### Task prompt:
Omit the pictures and print exactly the lines of the listing below, starting at the first and ending at the line containing "pos_dep = [1, 1, -1, -1, -1, -1]".

*** Extracted records ***

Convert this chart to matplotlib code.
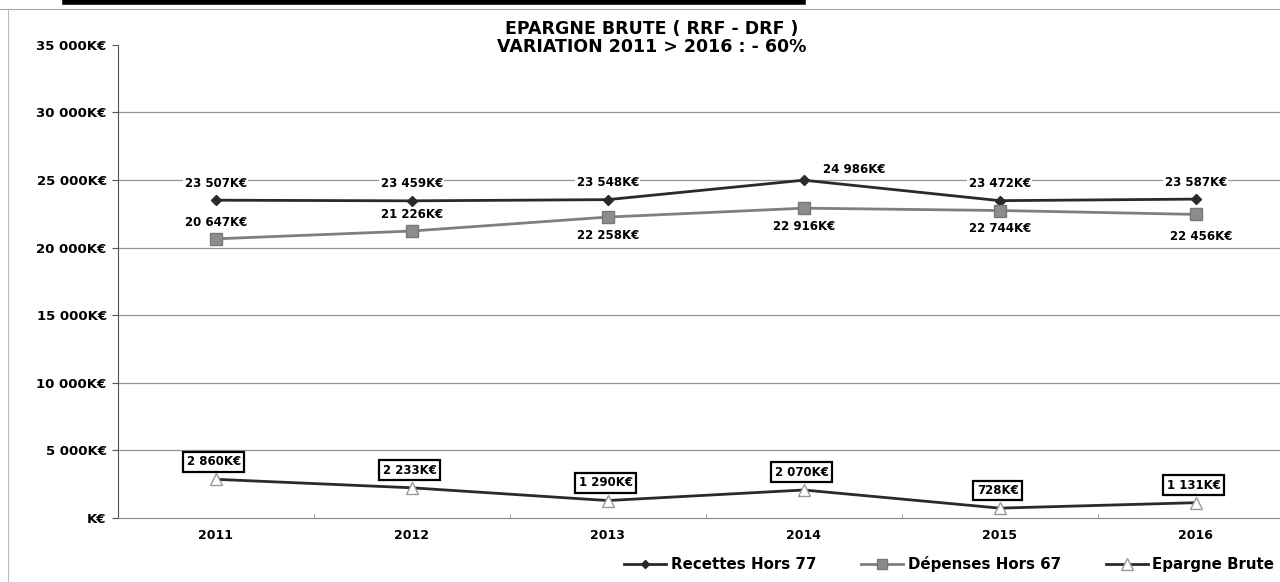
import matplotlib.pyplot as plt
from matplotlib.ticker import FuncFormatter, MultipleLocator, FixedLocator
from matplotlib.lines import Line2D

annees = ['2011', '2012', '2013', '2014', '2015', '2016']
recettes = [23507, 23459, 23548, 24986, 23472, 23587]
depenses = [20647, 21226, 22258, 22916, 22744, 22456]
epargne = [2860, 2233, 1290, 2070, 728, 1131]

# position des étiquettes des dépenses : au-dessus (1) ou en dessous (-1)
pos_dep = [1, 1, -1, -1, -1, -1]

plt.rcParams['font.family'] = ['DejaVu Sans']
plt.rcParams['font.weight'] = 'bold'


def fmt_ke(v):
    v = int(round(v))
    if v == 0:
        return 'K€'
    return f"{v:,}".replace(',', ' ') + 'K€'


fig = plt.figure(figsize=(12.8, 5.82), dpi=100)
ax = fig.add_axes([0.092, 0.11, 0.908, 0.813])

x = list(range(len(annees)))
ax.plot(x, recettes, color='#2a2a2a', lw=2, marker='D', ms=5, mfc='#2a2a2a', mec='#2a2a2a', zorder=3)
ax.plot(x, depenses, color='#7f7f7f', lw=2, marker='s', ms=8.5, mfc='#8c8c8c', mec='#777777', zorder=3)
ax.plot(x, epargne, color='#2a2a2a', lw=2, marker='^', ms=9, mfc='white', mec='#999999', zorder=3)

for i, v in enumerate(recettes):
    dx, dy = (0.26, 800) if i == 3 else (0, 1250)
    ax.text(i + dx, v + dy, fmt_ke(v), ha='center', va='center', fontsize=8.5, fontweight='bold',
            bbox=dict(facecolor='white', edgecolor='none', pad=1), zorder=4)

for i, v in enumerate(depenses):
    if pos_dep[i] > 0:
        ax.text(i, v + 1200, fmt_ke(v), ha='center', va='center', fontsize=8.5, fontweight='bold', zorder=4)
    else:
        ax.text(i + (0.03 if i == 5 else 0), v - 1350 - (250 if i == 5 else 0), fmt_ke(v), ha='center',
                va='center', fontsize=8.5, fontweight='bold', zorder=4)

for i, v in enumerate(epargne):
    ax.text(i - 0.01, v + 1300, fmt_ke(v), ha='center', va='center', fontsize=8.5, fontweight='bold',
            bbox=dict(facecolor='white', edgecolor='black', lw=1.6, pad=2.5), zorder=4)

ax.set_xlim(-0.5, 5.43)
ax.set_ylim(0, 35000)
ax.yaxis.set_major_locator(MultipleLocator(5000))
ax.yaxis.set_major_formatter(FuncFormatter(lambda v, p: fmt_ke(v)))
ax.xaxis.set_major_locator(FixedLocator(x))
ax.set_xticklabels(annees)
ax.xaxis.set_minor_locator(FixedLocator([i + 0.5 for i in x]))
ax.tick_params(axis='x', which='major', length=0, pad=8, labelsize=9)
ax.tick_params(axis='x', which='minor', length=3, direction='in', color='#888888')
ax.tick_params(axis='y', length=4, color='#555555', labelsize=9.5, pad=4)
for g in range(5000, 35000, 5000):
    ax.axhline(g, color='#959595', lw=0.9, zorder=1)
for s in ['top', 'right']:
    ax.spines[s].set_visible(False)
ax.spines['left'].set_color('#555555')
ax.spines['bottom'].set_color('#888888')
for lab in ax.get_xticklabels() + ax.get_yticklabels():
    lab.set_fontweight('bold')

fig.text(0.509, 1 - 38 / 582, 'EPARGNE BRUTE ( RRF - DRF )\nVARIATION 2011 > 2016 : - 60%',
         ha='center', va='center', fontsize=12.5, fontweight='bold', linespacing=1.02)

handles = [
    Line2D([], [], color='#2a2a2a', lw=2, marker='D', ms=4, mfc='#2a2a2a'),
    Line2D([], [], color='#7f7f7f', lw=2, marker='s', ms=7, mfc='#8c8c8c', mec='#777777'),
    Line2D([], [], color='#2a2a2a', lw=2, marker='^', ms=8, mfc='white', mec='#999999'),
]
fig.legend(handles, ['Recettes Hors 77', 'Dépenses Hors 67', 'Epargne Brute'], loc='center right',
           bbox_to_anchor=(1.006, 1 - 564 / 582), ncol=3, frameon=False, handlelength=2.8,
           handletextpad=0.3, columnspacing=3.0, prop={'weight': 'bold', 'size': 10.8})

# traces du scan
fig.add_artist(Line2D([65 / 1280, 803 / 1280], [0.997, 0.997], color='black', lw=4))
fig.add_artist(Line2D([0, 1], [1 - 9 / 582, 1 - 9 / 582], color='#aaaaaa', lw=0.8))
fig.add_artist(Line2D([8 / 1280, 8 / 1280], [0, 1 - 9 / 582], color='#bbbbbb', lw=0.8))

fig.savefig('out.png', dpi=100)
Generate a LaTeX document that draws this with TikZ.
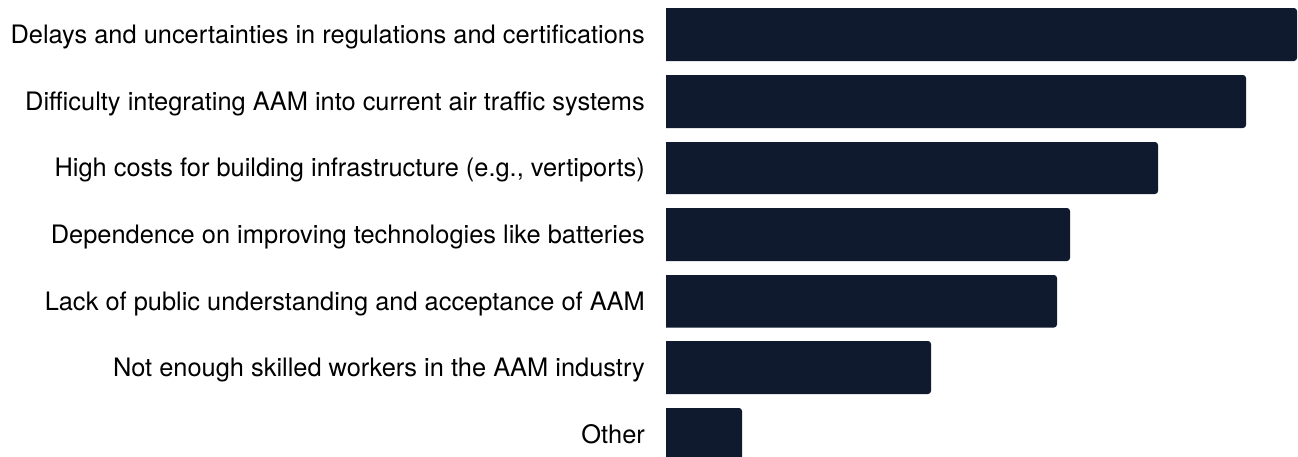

***

### Worked solution:
Convert this chart to matplotlib code.
import matplotlib.pyplot as plt
from matplotlib.ticker import FuncFormatter, MultipleLocator, FixedLocator
from matplotlib.lines import Line2D

annees = ['2011', '2012', '2013', '2014', '2015', '2016']
recettes = [23507, 23459, 23548, 24986, 23472, 23587]
depenses = [20647, 21226, 22258, 22916, 22744, 22456]
epargne = [2860, 2233, 1290, 2070, 728, 1131]

# position des étiquettes des dépenses : au-dessus (1) ou en dessous (-1)
pos_dep = [1, 1, -1, -1, -1, -1]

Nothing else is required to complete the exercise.